President Donald Trump declared the ceasefire with Iran is "on life support" following a fresh exchange of fire between the two sides over the weekend. Trump described Iran's latest peace proposal as "garbage" and "unbelievably weak," signaling that negotiations are close to collapse.
The breakdown follows what appears to be a brief and fragile attempt at de-escalation. Both sides exchanged fire this weekend, and rather than pulling back toward dialogue, Trump publicly rejected Iran's terms in unusually sharp language, calling the proposal "unacceptable."
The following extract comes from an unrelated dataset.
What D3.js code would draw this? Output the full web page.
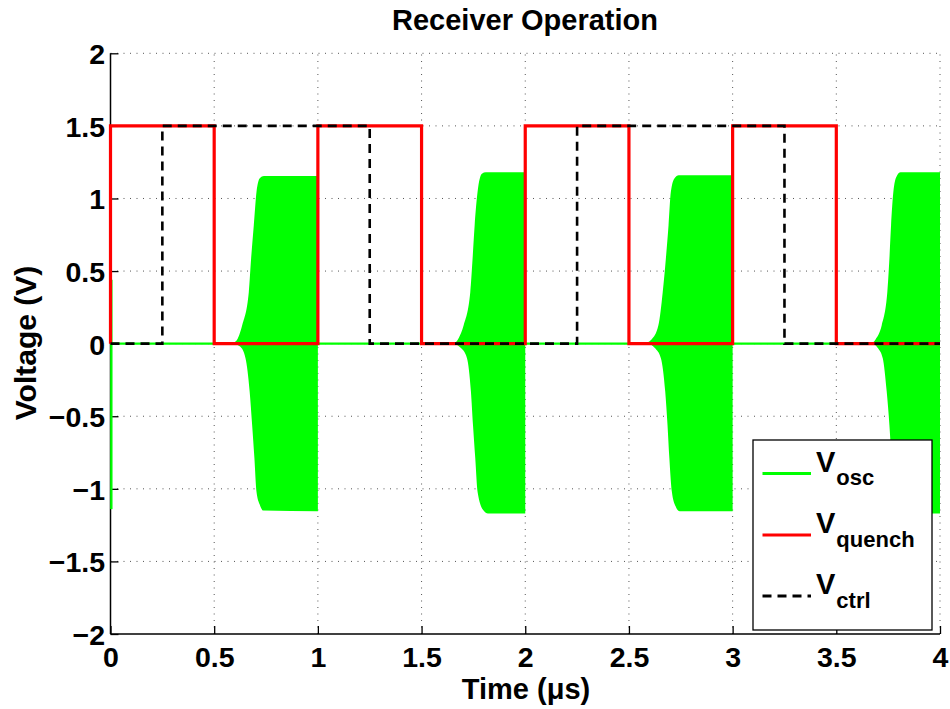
<!DOCTYPE html>
<html>
<head>
<meta charset="utf-8">
<script src="https://cdn.jsdelivr.net/npm/d3@7/dist/d3.min.js"></script>
<style>
  html, body { margin: 0; padding: 0; background: #fff; }
  svg text { font-family: "Liberation Sans", Arial, Helvetica, sans-serif; font-weight: bold; fill: #000; }
</style>
</head>
<body>
<svg id="chart" width="950" height="709"></svg>
<script>
// Axis ticks
const xTicks = [0, 0.5, 1, 1.5, 2, 2.5, 3, 3.5, 4];
const yTicks = [-2, -1.5, -1, -0.5, 0, 0.5, 1, 1.5, 2];
const xTickLabels = ["0", "0.5", "1", "1.5", "2", "2.5", "3", "3.5", "4"];
const yTickLabels = ["\u22122", "\u22121.5", "\u22121", "\u22120.5", "0", "0.5", "1", "1.5", "2"];

// Quench signal: [time (µs), volts], step-after
const quench = [[0, 0], [0, 1.5], [0.5, 0], [1, 1.5], [1.5, 0], [2, 1.5], [2.5, 0], [3, 1.5], [3.5, 0], [4, 0]];
// Control signal: [time (µs), volts], step-after
const ctrl = [[0, 0], [0.25, 1.5], [1.25, 0], [2.25, 1.5], [3.25, 0], [4, 0]];

// Oscillator baseline and start-up transient
const oscBaseline = [[0, 0], [4, 0]];
const oscStartup = [[0.004, 0.44], [0.004, -1.14]];

// Oscillator envelope (upper / lower) for each quench-off interval
const oscUpper1 = [[0.5,0],[0.578,0],[0.607,0.02],[0.635,0.126],[0.667,0.356],[0.678,0.585],[0.691,0.815],[0.704,1.045],[0.72,1.14],[0.74,1.155],[1.0,1.155]];
const oscLower1 = [[0.5,0],[0.593,0],[0.625,-0.02],[0.651,-0.1],[0.671,-0.33],[0.683,-0.56],[0.694,-0.79],[0.704,-1.02],[0.72,-1.11],[0.737,-1.15],[1.0,-1.155]];
const oscUpper2 = [[1.5,0],[1.653,0],[1.68,0.04],[1.703,0.126],[1.735,0.356],[1.746,0.585],[1.756,0.815],[1.77,1.045],[1.791,1.17],[1.81,1.18],[2.0,1.18]];
const oscLower2 = [[1.5,0],[1.65,0],[1.69,-0.03],[1.719,-0.1],[1.738,-0.33],[1.748,-0.56],[1.759,-0.79],[1.77,-1.02],[1.799,-1.15],[1.82,-1.17],[2.0,-1.17]];
const oscUpper3 = [[2.5,0],[2.569,0],[2.61,0.03],[2.642,0.126],[2.663,0.356],[2.678,0.585],[2.691,0.815],[2.702,1.045],[2.72,1.14],[2.74,1.16],[3.0,1.16]];
const oscLower3 = [[2.5,0],[2.59,0],[2.625,-0.03],[2.654,-0.1],[2.675,-0.33],[2.686,-0.56],[2.695,-0.79],[2.707,-1.02],[2.725,-1.12],[2.745,-1.155],[3.0,-1.155]];
const oscUpper4 = [[3.5,0],[3.663,0],[3.69,0.03],[3.719,0.126],[3.746,0.356],[3.756,0.585],[3.764,0.815],[3.775,1.045],[3.79,1.15],[3.81,1.18],[4.0,1.18]];
const oscLower4 = [[3.5,0],[3.675,0],[3.70,-0.03],[3.724,-0.1],[3.743,-0.33],[3.756,-0.56],[3.766,-0.79],[3.777,-1.02],[3.805,-1.15],[3.83,-1.17],[4.0,-1.17]];

const legendNames = ["osc", "quench", "ctrl"];

const GREEN = "#00ff00", RED = "#ff0000", BLACK = "#000000";

const svg = d3.select("#chart");
const x = d3.scaleLinear().domain([0, 4]).range([110.5, 940]);
const y = d3.scaleLinear().domain([-2, 2]).range([634, 53.3]);

// Grid (dotted)
const grid = svg.append("g").attr("stroke", "#555").attr("stroke-width", 1).attr("stroke-dasharray", "1,5.5");
grid.selectAll("line.gx").data(xTicks.slice(1)).enter().append("line")
  .attr("x1", d => x(d)).attr("x2", d => x(d)).attr("y1", y(-2)).attr("y2", y(2));
grid.selectAll("line.gy").data(yTicks.slice(1)).enter().append("line")
  .attr("x1", x(0)).attr("x2", x(4)).attr("y1", d => y(d)).attr("y2", d => y(d));

// Axes (left and bottom only, inward ticks)
const xAxis = d3.axisBottom(x).tickValues(xTicks).tickSize(-8).tickPadding(12).tickFormat((d, i) => xTickLabels[i]);
const yAxis = d3.axisLeft(y).tickValues(yTicks).tickSize(-8).tickPadding(6).tickFormat((d, i) => yTickLabels[i]);

const gx = svg.append("g").attr("transform", `translate(0,${y(-2)})`).call(xAxis);
const gy = svg.append("g").attr("transform", `translate(${x(0)},0)`).call(yAxis);
[gx, gy].forEach(g => {
  g.select(".domain").remove();
  g.selectAll(".tick line").attr("stroke", BLACK).attr("stroke-width", 1.3);
  g.selectAll(".tick text").style("font-size", "28.5px").style("font-family", "'Liberation Sans', Arial, sans-serif").style("font-weight", "bold").attr("fill", BLACK);
});
gx.selectAll(".tick text").attr("dy", null).attr("y", 33);
gy.selectAll(".tick text").attr("dy", null).attr("x", -5.5).attr("y", 10.5);
svg.append("line").attr("x1", x(0)).attr("x2", x(4)).attr("y1", y(-2)).attr("y2", y(-2))
  .attr("stroke", BLACK).attr("stroke-width", 1.5);
svg.append("line").attr("x1", x(0)).attr("x2", x(0)).attr("y1", y(-2)).attr("y2", y(2))
  .attr("stroke", BLACK).attr("stroke-width", 1.5);

// Oscillator envelopes
const plot = svg.append("g");
const upArea = d3.area().x(d => x(d[0])).y0(y(0)).y1(d => y(d[1])).curve(d3.curveMonotoneX);
[[oscUpper1, oscLower1], [oscUpper2, oscLower2], [oscUpper3, oscLower3], [oscUpper4, oscLower4]].forEach(([u, l]) => {
  plot.append("path").attr("d", upArea(u)).attr("fill", GREEN);
  plot.append("path").attr("d", upArea(l)).attr("fill", GREEN);
});

const line = d3.line().x(d => x(d[0])).y(d => y(d[1]));
const stepLine = d3.line().x(d => x(d[0])).y(d => y(d[1])).curve(d3.curveStepAfter);

plot.append("path").attr("d", line(oscBaseline)).attr("fill", "none").attr("stroke", GREEN).attr("stroke-width", 2.2);
plot.append("path").attr("d", line(oscStartup)).attr("fill", "none").attr("stroke", GREEN).attr("stroke-width", 2.4);

plot.append("path").attr("d", stepLine(quench)).attr("fill", "none").attr("stroke", RED)
  .attr("stroke-width", 3.2).attr("stroke-linejoin", "miter");
plot.append("path").attr("d", stepLine(ctrl)).attr("fill", "none").attr("stroke", BLACK)
  .attr("stroke-width", 2.6).attr("stroke-dasharray", "9,6");

// Title and axis labels
svg.append("text").attr("x", 525).attr("y", 30).attr("text-anchor", "middle")
  .style("font-size", "29px").text("Receiver Operation");
svg.append("text").attr("x", 526).attr("y", 699).attr("text-anchor", "middle")
  .style("font-size", "29px").text("Time (\u03bcs)");
svg.append("text").attr("transform", "translate(36,343) rotate(-90)").attr("text-anchor", "middle")
  .style("font-size", "30px").text("Voltage (V)");

// Legend
const lg = svg.append("g");
lg.append("rect").attr("x", 753).attr("y", 440).attr("width", 179).attr("height", 190)
  .attr("fill", "#fff").attr("stroke", BLACK).attr("stroke-width", 1.3);
const legendStyles = [
  { color: GREEN, width: 2.8, dash: null, cy: 473.5 },
  { color: RED, width: 3.2, dash: null, cy: 535 },
  { color: BLACK, width: 2.8, dash: "9,6", cy: 596 }
];
legendNames.forEach((name, i) => {
  const s = legendStyles[i];
  lg.append("line").attr("x1", 762.5).attr("x2", 811).attr("y1", s.cy).attr("y2", s.cy)
    .attr("stroke", s.color).attr("stroke-width", s.width).attr("stroke-dasharray", s.dash);
  const t = lg.append("text").attr("x", 816).attr("y", s.cy - 2).style("font-size", "29px");
  t.append("tspan").text("V");
  t.append("tspan").attr("dy", 13.5).attr("dx", 1).style("font-size", "22px").text(name);
});
</script>
</body>
</html>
Trump's phrasing matters here. "On life support" is not a diplomatic hedge. It signals that the White House sees the current arrangement as nearly finished, and that responsibility for what comes next will be placed on Iran. By labeling the Iranian proposal "garbage" in public, the administration is closing off quiet negotiation and raising the political cost of any retreat.
Why It Matters
A full collapse of ceasefire talks between the United States and Iran carries serious consequences for global energy markets, regional security, and U.S. foreign policy. Iran sits on some of the world's largest oil and gas reserves, and any escalation in the Persian Gulf corridor can move crude prices quickly. Shipping routes through the Strait of Hormuz, through which roughly one-fifth of global oil supply passes, become a direct risk in any renewed military confrontation.
For regional allies and adversaries alike, the tone from Washington signals that military options remain very much on the table. Countries that had adjusted their posture toward Iran based on an assumption of ongoing diplomacy now face a more volatile baseline. Israel, Gulf states, and U.S. military assets in the region all operate under a different risk calculation when ceasefire talks are described as near-dead by the U.S. president.
The bluntness of Trump's public statements also limits diplomatic room to maneuver. When a sitting president publicly calls an adversary's peace offer "garbage," the political barrier to resuming talks quietly becomes much higher. Iran's leadership faces its own domestic pressure and cannot easily return to the table after such a public rebuff without appearing weak at home.
What to Watch Next
The immediate question is whether any back-channel communication between Washington and Tehran survives Trump's public comments. A ceasefire described as "on life support" still implies it has not formally ended, which leaves a narrow window for a revised proposal or an intermediary to re-enter the picture. Countries like Qatar and Oman have historically played that role between the U.S. and Iran.
Markets will watch for any further military activity in or around the Persian Gulf, particularly any action near shipping lanes. Energy traders are likely already pricing in a higher risk premium on near-term oil contracts. Defense sector stocks tied to Middle East deployments may also see renewed attention.
On the policy side, the key signal to watch is whether the administration formally withdraws from ceasefire commitments or simply lets them lapse. The distinction matters: a formal withdrawal is a harder line to walk back, while a lapse leaves more room for renewed contact under a different framing. Trump's language so far suggests a preference for maximum public pressure, but the situation remains fluid.